Task to complete → Don't include pictures. Quote the lines below from the first through the line that contains "H63 V85 Q63,89".

+++ Dataset extract +++

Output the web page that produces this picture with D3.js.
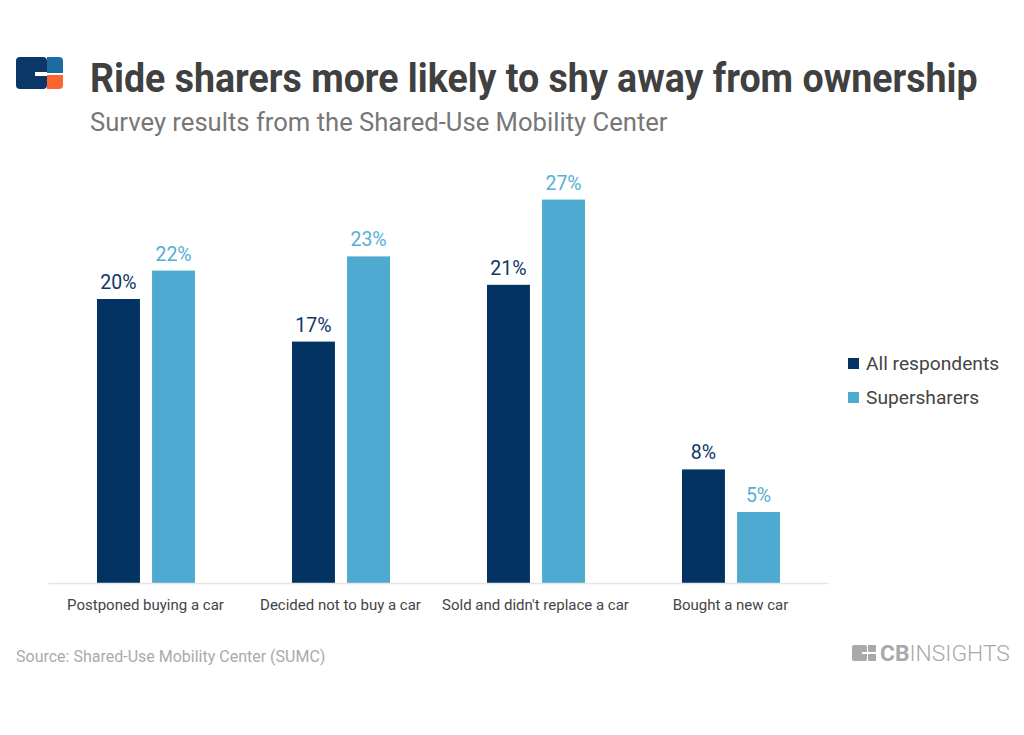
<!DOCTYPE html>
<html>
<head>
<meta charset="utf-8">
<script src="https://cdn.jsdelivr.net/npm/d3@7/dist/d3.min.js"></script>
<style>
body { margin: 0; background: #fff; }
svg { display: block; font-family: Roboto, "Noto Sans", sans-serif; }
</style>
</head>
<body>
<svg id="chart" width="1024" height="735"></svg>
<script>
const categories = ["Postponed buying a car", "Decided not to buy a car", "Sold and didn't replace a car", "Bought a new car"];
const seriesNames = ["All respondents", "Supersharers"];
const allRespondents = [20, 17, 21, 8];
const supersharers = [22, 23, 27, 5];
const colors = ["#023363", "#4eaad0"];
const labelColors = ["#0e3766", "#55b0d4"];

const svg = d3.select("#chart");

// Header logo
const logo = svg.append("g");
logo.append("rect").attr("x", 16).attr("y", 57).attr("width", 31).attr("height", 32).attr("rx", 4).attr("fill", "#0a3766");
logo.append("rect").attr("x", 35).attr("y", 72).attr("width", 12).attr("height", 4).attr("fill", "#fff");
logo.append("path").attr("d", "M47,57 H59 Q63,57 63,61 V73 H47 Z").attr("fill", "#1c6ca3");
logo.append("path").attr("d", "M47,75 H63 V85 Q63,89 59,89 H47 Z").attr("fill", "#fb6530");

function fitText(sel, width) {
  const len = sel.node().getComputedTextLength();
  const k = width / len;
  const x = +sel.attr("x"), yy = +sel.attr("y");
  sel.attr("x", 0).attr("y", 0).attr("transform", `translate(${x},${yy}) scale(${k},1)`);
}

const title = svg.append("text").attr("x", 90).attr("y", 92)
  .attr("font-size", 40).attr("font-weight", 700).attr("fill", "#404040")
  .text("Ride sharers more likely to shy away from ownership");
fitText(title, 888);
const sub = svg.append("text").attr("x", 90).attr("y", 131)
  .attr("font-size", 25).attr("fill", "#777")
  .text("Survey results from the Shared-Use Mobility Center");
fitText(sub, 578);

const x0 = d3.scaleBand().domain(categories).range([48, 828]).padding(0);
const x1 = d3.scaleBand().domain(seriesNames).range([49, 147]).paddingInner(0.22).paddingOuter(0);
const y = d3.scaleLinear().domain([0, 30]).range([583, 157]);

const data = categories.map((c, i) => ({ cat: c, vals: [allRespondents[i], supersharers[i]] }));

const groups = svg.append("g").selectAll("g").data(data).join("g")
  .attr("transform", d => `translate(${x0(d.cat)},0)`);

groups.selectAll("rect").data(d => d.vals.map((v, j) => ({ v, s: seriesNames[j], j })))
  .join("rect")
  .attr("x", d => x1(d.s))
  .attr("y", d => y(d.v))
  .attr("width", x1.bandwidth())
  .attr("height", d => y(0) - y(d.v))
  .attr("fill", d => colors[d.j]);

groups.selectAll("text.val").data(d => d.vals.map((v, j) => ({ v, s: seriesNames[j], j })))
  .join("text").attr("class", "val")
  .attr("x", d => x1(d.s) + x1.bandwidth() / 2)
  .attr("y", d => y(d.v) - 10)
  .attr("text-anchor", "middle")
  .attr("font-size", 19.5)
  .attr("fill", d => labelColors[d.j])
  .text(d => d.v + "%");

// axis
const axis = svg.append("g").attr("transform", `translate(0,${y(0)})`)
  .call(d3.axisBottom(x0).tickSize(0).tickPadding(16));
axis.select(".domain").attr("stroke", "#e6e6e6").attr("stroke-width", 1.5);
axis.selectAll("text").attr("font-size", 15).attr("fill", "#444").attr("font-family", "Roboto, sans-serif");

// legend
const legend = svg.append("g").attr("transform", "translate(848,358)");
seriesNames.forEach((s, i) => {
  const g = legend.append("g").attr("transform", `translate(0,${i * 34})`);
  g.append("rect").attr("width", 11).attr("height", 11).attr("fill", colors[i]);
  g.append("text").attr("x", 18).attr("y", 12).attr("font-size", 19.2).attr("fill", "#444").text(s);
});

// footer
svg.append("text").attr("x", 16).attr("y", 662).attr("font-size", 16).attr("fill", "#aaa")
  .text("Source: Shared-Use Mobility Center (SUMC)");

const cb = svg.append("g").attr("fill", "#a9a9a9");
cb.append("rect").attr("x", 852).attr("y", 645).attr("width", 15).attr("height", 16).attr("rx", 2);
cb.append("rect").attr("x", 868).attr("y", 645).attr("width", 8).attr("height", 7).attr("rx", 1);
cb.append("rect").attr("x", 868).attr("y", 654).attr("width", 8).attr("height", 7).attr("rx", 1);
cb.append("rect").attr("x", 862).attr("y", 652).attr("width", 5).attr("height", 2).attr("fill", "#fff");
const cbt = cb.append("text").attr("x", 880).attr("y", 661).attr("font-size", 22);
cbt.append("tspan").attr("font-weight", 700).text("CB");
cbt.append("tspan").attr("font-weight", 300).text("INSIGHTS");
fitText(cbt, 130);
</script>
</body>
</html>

+++

Answer to this exercise →
Output the web page that produces this picture with D3.js.
<!DOCTYPE html>
<html>
<head>
<meta charset="utf-8">
<script src="https://cdn.jsdelivr.net/npm/d3@7/dist/d3.min.js"></script>
<style>
body { margin: 0; background: #fff; }
svg { display: block; font-family: Roboto, "Noto Sans", sans-serif; }
</style>
</head>
<body>
<svg id="chart" width="1024" height="735"></svg>
<script>
const categories = ["Postponed buying a car", "Decided not to buy a car", "Sold and didn't replace a car", "Bought a new car"];
const seriesNames = ["All respondents", "Supersharers"];
const allRespondents = [20, 17, 21, 8];
const supersharers = [22, 23, 27, 5];
const colors = ["#023363", "#4eaad0"];
const labelColors = ["#0e3766", "#55b0d4"];

const svg = d3.select("#chart");

// Header logo
const logo = svg.append("g");
logo.append("rect").attr("x", 16).attr("y", 57).attr("width", 31).attr("height", 32).attr("rx", 4).attr("fill", "#0a3766");
logo.append("rect").attr("x", 35).attr("y", 72).attr("width", 12).attr("height", 4).attr("fill", "#fff");
logo.append("path").attr("d", "M47,57 H59 Q63,57 63,61 V73 H47 Z").attr("fill", "#1c6ca3");
logo.append("path").attr("d", "M47,75 H63 V85 Q63,89 59,89 H47 Z").attr("fill", "#fb6530");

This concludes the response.